Paris, however, is acting differently. First came the Bastion armoured vehicles, then the Ground Master 200 radars, then the memorandum on Mistral air defence systems, then the CAESAR contract, and finally a strategic partnership with a defence component. Taken together, this looks like a consistent policy aimed at France’s military entrenchment in Armenia.
For Azerbaijan, such a policy cannot be considered neutral. Baku sees that a country which for years has demonstrated one-sided political sympathy towards Armenia is now moving towards the practical military strengthening of Yerevan. This inevitably reduces trust in France as a possible participant in any peace initiatives and confirms that Paris has long since lost the role of an impartial external actor.
The main threat posed by French policy is that it may push the region back towards the logic of military balance instead of the logic of a peace treaty. The South Caucasus has already gone through decades of war, occupation, displacement, closed borders and disrupted communications. Today, the region has a chance to escape this historical trap. But for that to happen, external actors must help secure peace, not arm one side.

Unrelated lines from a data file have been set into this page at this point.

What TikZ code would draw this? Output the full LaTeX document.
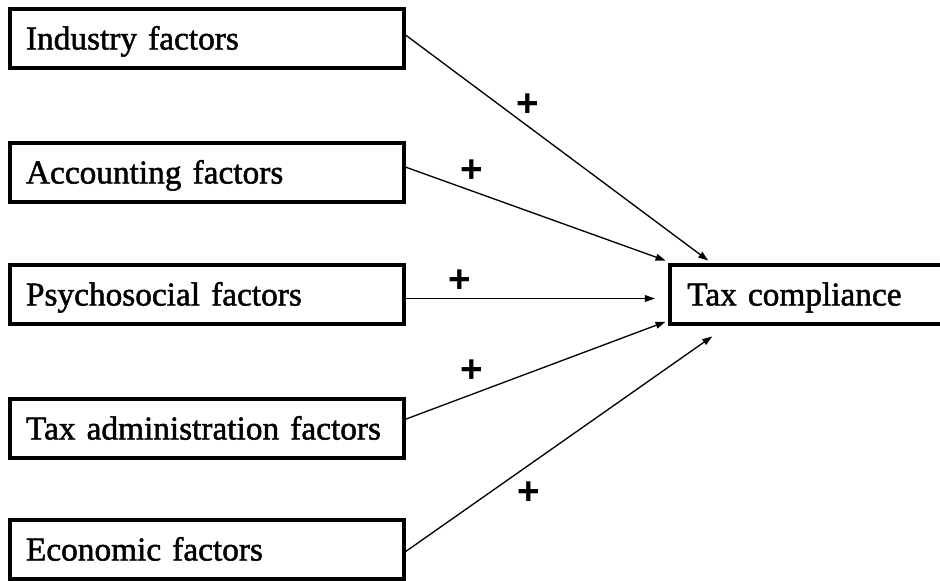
\documentclass[tikz,border=0pt]{standalone}
\usepackage{fontspec}
\setmainfont{Liberation Serif}
\newfontfamily\boxfont{Liberation Serif}[FakeBold=1.5]
\newfontfamily\signfont{Liberation Sans}
\usetikzlibrary{arrows.meta}

\begin{document}
\begin{tikzpicture}[x=0.75pt, y=0.75pt,
    factor/.style={draw, line width=2.6pt, minimum width=295.5pt, minimum height=44.25pt,
        inner xsep=12pt, text width=271.5pt, align=left, text height=22pt, text depth=5.5pt,
        font=\boxfont\fontsize{25}{30}\selectfont},
    outcome/.style={factor, minimum width=204pt, inner xsep=13pt, text width=178pt},
    sign/.style={font=\signfont\bfseries\fontsize{29}{29}\selectfont, inner sep=0pt},
    link/.style={-{Triangle[length=7.5pt, width=5pt]}, line width=1pt}]
    \useasboundingbox (0,0) rectangle (940,581);

    % Boxes
    \node [factor] (ind) at (207,542.5) {Industry factors};
    \node [factor] (acc) at (207,408.5) {Accounting factors};
    \node [factor] (psy) at (207,286.5) {Psychosocial factors};
    \node [factor] (tax) at (207,152.5) {Tax administration factors};
    \node [factor] (eco) at (207,31.5) {Economic factors};
    \node [outcome] (tc) at (806,286.5) {Tax compliance};

    % Arrows
    \draw [link] ([yshift=2.5pt]ind.east) -- ([xshift=30pt, yshift=2pt]tc.north west);
    \draw [link] ([yshift=4pt]acc.east) -- ([xshift=-2pt, yshift=2pt]tc.north west);
    \draw [link] ([yshift=-3pt]psy.east) -- ([xshift=-10pt, yshift=-3pt]tc.west);
    \draw [link] ([yshift=7pt]tax.east) -- ([xshift=-2pt, yshift=3pt]tc.south west);
    \draw [link] ([yshift=-1.5pt]eco.east) -- ([xshift=33pt, yshift=-8pt]tc.south west);

    % Signs
    \node [sign] (p1) at (528,476) {+};
    \node [sign] (p2) at (472,410) {+};
    \node [sign] (p3) at (460,300) {+};
    \node [sign] (p4) at (472,210) {+};
    \node [sign] (p5) at (529,88) {+};
\end{tikzpicture}
\end{document}
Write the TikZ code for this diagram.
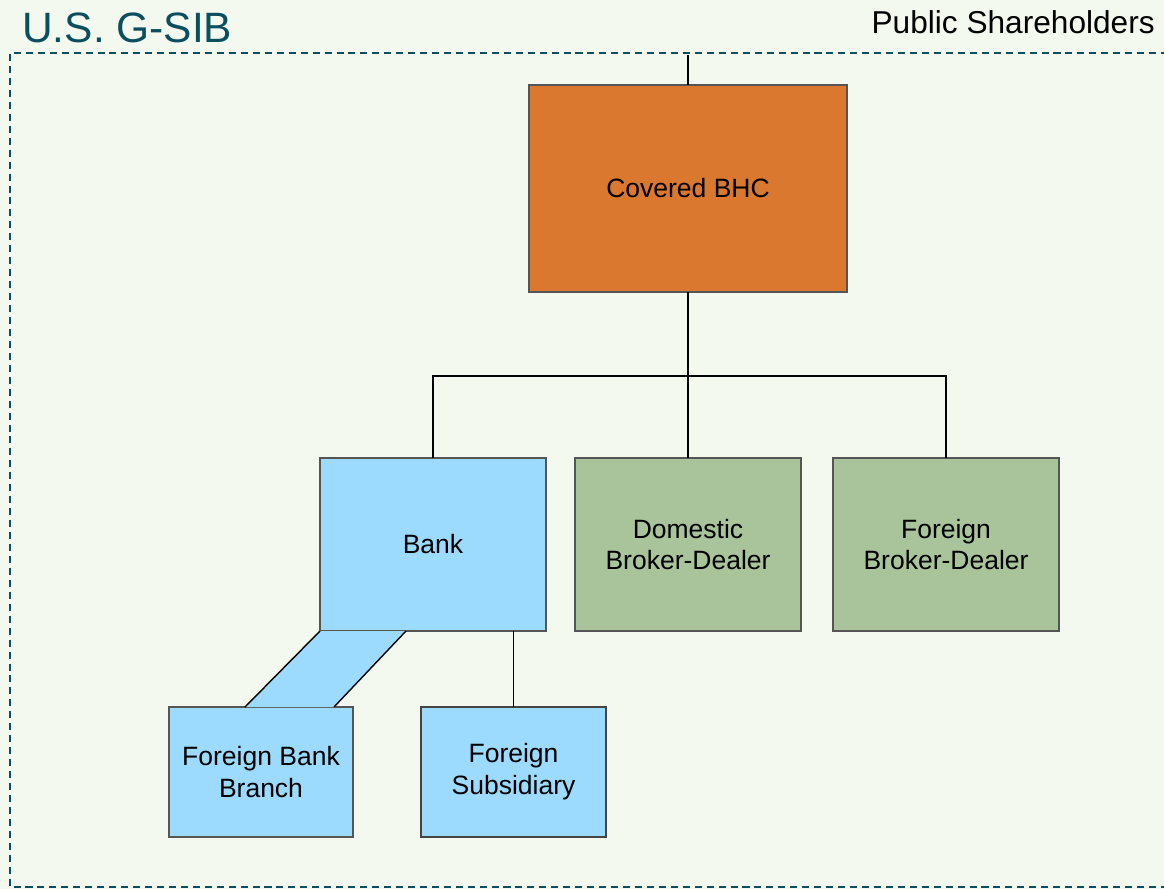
\documentclass[tikz,border=0pt]{standalone}
\usepackage{fontspec}
\setmainfont{Liberation Sans}
\usepackage{tikz}
\usetikzlibrary{calc, positioning}

\definecolor{bgcol}{HTML}{F4F9F0}
\definecolor{framecol}{HTML}{0B4F5F}
\definecolor{bhccol}{HTML}{DB7830}
\definecolor{bankcol}{HTML}{9CDBFD}
\definecolor{bdcol}{HTML}{A9C49A}
\definecolor{edgecol}{HTML}{555555}

\begin{document}
\begin{tikzpicture}[
    entity/.style={draw=edgecol, line width=1pt, outer sep=0pt, align=center,
      font=\fontsize{18.85}{22.7}\selectfont},
    link/.style={line width=1.4pt, black}]
\fill[bgcol] (0,0) rectangle (29.1,-22.225);
\useasboundingbox (0,0) rectangle (29.1,-22.225);

\draw[framecol, line width=1.3pt, dash pattern=on 5pt off 3.5pt]
  (29.5,-1.325) -- (0.25,-1.325) -- (0.25,-22.175) -- (29.5,-22.175);
\node[anchor=base west, text=framecol, font=\fontsize{30.2}{36}\selectfont, inner sep=0pt] (gsib) at (0.55,-1.05) {U.S. G-SIB};
\node[anchor=base east, font=\fontsize{22.5}{27}\selectfont, inner sep=0pt] (public) at (28.875,-0.825) {Public Shareholders};
\coordinate (top) at (17.2,-1.375);

\node[entity, fill=bhccol, minimum width=7.95cm, minimum height=5.175cm] (bhc) at (17.2,-4.7125) {Covered BHC};
\node[entity, fill=bankcol, minimum width=5.65cm, minimum height=4.325cm] (bank) at (10.825,-13.6125) {Bank};
\node[entity, fill=bdcol, minimum width=5.65cm, minimum height=4.325cm] (dom) at (17.2,-13.6125) {Domestic\\Broker-Dealer};
\node[entity, fill=bdcol, minimum width=5.65cm, minimum height=4.325cm] (fbd) at (23.65,-13.6125) {Foreign\\Broker-Dealer};
\node[entity, fill=bankcol, minimum width=4.6cm, minimum height=3.25cm] (fbb) at (6.525,-19.3) {Foreign Bank\\Branch};
\node[entity, fill=bankcol, minimum width=4.625cm, minimum height=3.25cm, line width=1.5pt, draw=edgecol!80!black] (fsub) at (12.8375,-19.3) {Foreign\\Subsidiary};

\coordinate (bus) at (17.2,-9.4);
\draw[link] (top) -- (bhc.north);
\draw[link] (bhc.south) -- (dom.north);
\draw[link] (bank.north) -- (bank.north |- bus) -- (fbd.north |- bus) -- (fbd.north);
\draw[link] (bank.south -| fsub.north) -- (fsub.north);

\fill[bankcol] (bank.south west) -- ($(bank.south west)+(2.15,0)$) -- ($(fbb.north west)+(4.125,0)$) -- ($(fbb.north west)+(1.9,0)$) -- cycle;
\draw[link, line width=1pt] (bank.south west) -- ($(fbb.north west)+(1.9,0)$);
\draw[link, line width=1pt] ($(bank.south west)+(2.15,0)$) -- ($(fbb.north west)+(4.125,0)$);

\end{tikzpicture}
\end{document}
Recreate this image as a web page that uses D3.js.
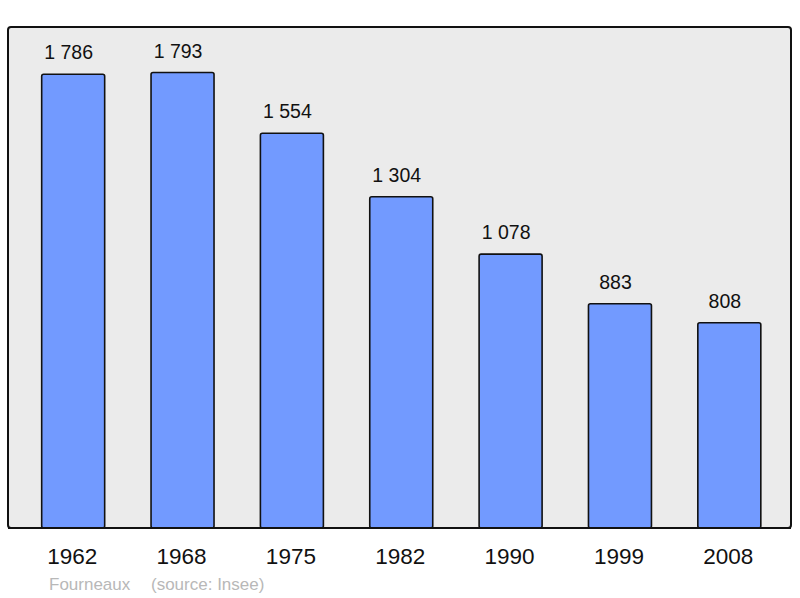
<!DOCTYPE html>
<html><head><meta charset="utf-8">
<script src="https://cdn.jsdelivr.net/npm/d3@7"></script>
<style>body{margin:0;background:#fff}svg{display:block}</style>
</head><body>
<script>
const years = ["1962","1968","1975","1982","1990","1999","2008"];
const population = [1786,1793,1554,1304,1078,883,808];
const valueLabels = ["1 786","1 793","1 554","1 304","1 078","883","808"];
const commune = "Fourneaux";
const source = "(source: Insee)";

const W = 800, H = 598;
const svg = d3.select("body").append("svg").attr("width", W).attr("height", H);
const frame = {x0: 8, y0: 27, x1: 791, y1: 528};
const font = "Liberation Sans, Arial, sans-serif";

svg.append("rect").attr("x", frame.x0).attr("y", frame.y0)
  .attr("width", frame.x1 - frame.x0).attr("height", frame.y1 - frame.y0)
  .attr("rx", 3).attr("fill", "#ebebeb").attr("stroke", "#111").attr("stroke-width", 2);

const x = d3.scaleBand().domain(years).range([18.5, 784]).paddingInner(0.424).paddingOuter(0.212);
const y = d3.scaleLinear().domain([0, d3.max(population) * 1.1]).range([frame.y1, frame.y0]);

const g = svg.append("g");
g.selectAll("rect.bar").data(years).join("rect").attr("class", "bar")
  .attr("x", d => x(d)).attr("width", x.bandwidth())
  .attr("y", (d, i) => y(population[i])).attr("height", (d, i) => frame.y1 - y(population[i]))
  .attr("rx", 2).attr("fill", "#729aff").attr("stroke", "#111").attr("stroke-width", 1.6);

svg.append("line").attr("x1", frame.x0).attr("x2", frame.x1).attr("y1", frame.y1).attr("y2", frame.y1)
  .attr("stroke", "#111").attr("stroke-width", 2);

g.selectAll("text.val").data(years).join("text").attr("class", "val")
  .attr("x", d => x(d) + x.bandwidth() / 2 - 4.5)
  .attr("y", (d, i) => y(population[i]) - 15)
  .attr("text-anchor", "middle").attr("font-family", font)
  .attr("font-size", 19.5).attr("fill", "#111").text((d, i) => valueLabels[i]);

const xAxis = d3.axisBottom(x).tickSize(0).tickPadding(0);
const ax = svg.append("g").attr("transform", `translate(-1,${frame.y1 + 36})`).call(xAxis);
ax.select(".domain").remove();
ax.selectAll("text").attr("font-family", font)
  .attr("font-size", 22.5).attr("fill", "#111").attr("dy", 0);

svg.append("text").attr("x", 49).attr("y", 590)
  .attr("font-family", font).attr("font-size", 17)
  .attr("fill", "#b8b8b8").text(commune);
svg.append("text").attr("x", 151).attr("y", 590)
  .attr("font-family", font).attr("font-size", 17)
  .attr("fill", "#b8b8b8").text(source);
</script>
</body></html>
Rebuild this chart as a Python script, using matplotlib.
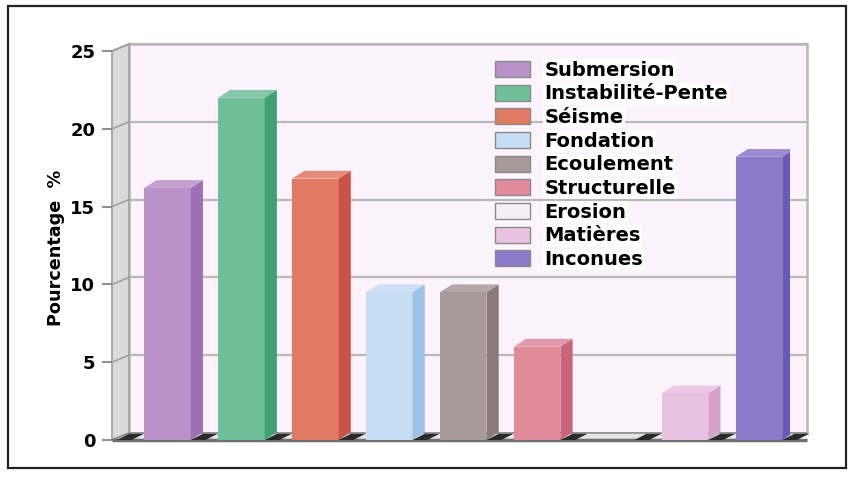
import matplotlib
matplotlib.use("Agg")
import matplotlib.pyplot as plt
from matplotlib.patches import Polygon, Rectangle, Patch

# Causes of failure and their share (%)
categories = ["Submersion", "Instabilité-Pente", "Séisme", "Fondation", "Ecoulement",
              "Structurelle", "Erosion", "Matières", "Inconues"]
values = [16.2, 22.0, 16.8, 9.5, 9.5, 6.0, 0.0, 3.0, 18.2]
y_ticks = [0, 5, 10, 15, 20, 25]

front_colors = ["#b892c9", "#6fbf98", "#e07a62", "#c6ddf4", "#a89a9a",
                "#e08a9a", "#f6eef6", "#e8c2e0", "#8a7ac8"]
side_colors = ["#9c6fb6", "#3ea273", "#c9524a", "#9cc3e6", "#8a7a7a",
               "#c9657a", "#e6dae6", "#d6a2cc", "#6a5ab8"]

fig = plt.figure(figsize=(8.52, 4.99), dpi=100)
fig.patch.set_facecolor("white")

# outer frame
fig.patches.append(Rectangle((8 / 852, 1 - 468 / 499), 838 / 852, 462 / 499,
                             transform=fig.transFigure, fill=False,
                             edgecolor="#222222", linewidth=1.6))

ax = fig.add_axes([112 / 852, 1 - 440 / 499, 678 / 852, 389 / 499])
x0, x1 = -0.75, 8.42
ymax = 25
ax.set_xlim(x0, x1)
ax.set_ylim(0, ymax)
ax.patch.set_alpha(0)
for s in ax.spines.values():
    s.set_visible(False)

# depth offsets (data units) for walls and bars
wdx, wdy = 0.23, 0.45
bdx, bdy = 0.165, 0.50
bw = 0.63

# back wall
ax.add_patch(Rectangle((x0 + wdx, wdy), x1 - x0, ymax, facecolor="#fcf3fc",
                       edgecolor="#b8b8b8", linewidth=1.8, zorder=0.5, clip_on=False))
# left wall
ax.add_patch(Polygon([(x0, 0), (x0, ymax), (x0 + wdx, ymax + wdy), (x0 + wdx, wdy)],
                     closed=True, facecolor="#dadada", edgecolor="#a8a8a8",
                     linewidth=1.4, zorder=1, clip_on=False))
# floor
ax.add_patch(Polygon([(x0, 0), (x1, 0), (x1 + wdx, wdy), (x0 + wdx, wdy)],
                     closed=True, facecolor="#e4e4e4", edgecolor="#808080",
                     linewidth=1.0, zorder=1, clip_on=False))
ax.plot([x0, x1 + wdx], [0, 0], color="#707070", linewidth=2.5, zorder=1.2,
        clip_on=False, solid_capstyle="butt")

# grid lines on back and left walls
for yv in y_ticks[1:]:
    ax.plot([x0 + wdx, x1 + wdx], [yv + wdy, yv + wdy], color="#b8b8b8",
            linewidth=1.6, zorder=0.8, clip_on=False)
    ax.plot([x0, x0 + wdx], [yv, yv + wdy], color="#a0a0a0",
            linewidth=1.2, zorder=1.1, clip_on=False)

# floor shadows between bars
for i in range(-1, len(values)):
    xs = i + bw / 2
    ax.add_patch(Polygon([(xs, 0), (xs + 0.2, 0), (xs + 0.2 + bdx, 0.4), (xs + bdx, 0.4)],
                         closed=True, facecolor="#2a2a2a", edgecolor="none",
                         zorder=1.5, clip_on=False))

# 3D bars: front face from ax.bar, then side and top faces
xpos = list(range(len(values)))
ax.bar(xpos, values, width=bw, color=front_colors, edgecolor="none", zorder=3)
for x, v, fc, sc in zip(xpos, values, front_colors, side_colors):
    if v <= 0:
        continue
    l, r = x - bw / 2, x + bw / 2
    ax.add_patch(Polygon([(r, 0), (r, v), (r + bdx, v + bdy), (r + bdx, bdy)],
                         closed=True, facecolor=sc, edgecolor="none", zorder=3))
    ax.add_patch(Polygon([(l, v), (r, v), (r + bdx, v + bdy), (l + bdx, v + bdy)],
                         closed=True, facecolor=fc, edgecolor="none", zorder=3,
                         alpha=0.85))

# axis ticks and labels
ax.set_xticks([])
ax.set_yticks(y_ticks)
ax.set_yticklabels([str(t) for t in y_ticks], fontsize=13, fontweight="bold",
                   family="DejaVu Sans")
ax.tick_params(axis="y", direction="out", length=7, width=1.5, color="#909090", pad=5)
ax.set_ylabel("Pourcentage  %", fontsize=12.7, fontweight="bold", family="DejaVu Sans")
ax.yaxis.set_label_coords(-0.07, 0.494)

# legend
handles = [Patch(facecolor=c, edgecolor="#8a8a8a", linewidth=1.0) for c in front_colors]
leg = ax.legend(handles, categories, loc="upper left",
                bbox_to_anchor=(485 / 852, 1 - 51 / 499), bbox_transform=fig.transFigure,
                frameon=False, borderpad=0, handlelength=1.8, handleheight=0.9,
                handletextpad=0.75, labelspacing=0.24,
                prop={"family": "DejaVu Sans", "weight": "bold", "size": 14})
for t in leg.get_texts():
    t.set_bbox(dict(facecolor="white", edgecolor="none", pad=1))
leg.set_zorder(6)

fig.savefig("out.png", dpi=100)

France has the right to develop relations with Armenia. But when these relations acquire an explicitly military-political character, they cease to be ordinary bilateral cooperation. In a post-conflict environment, such steps become a risk factor. They deepen mistrust, create fertile ground for revanchist sentiments and may complicate the signing of a final peace agreement.
The South Caucasus today needs de-escalation, not militarisation. It needs regional responsibility, not new lines of external influence. It needs practical support for direct dialogue between Baku and Yerevan, not Macron’s symbolic gestures in Yerevan. Any policy that moves the parties away from this logic is destructive.
If France is truly interested in peace, it should abandon its policy of arming Armenia and support normalisation without double standards. Otherwise, Paris will be seen not as a defender of stability, but as an external player that, under attractive slogans about democracy and security, is creating new threats to the South Caucasus peace agenda.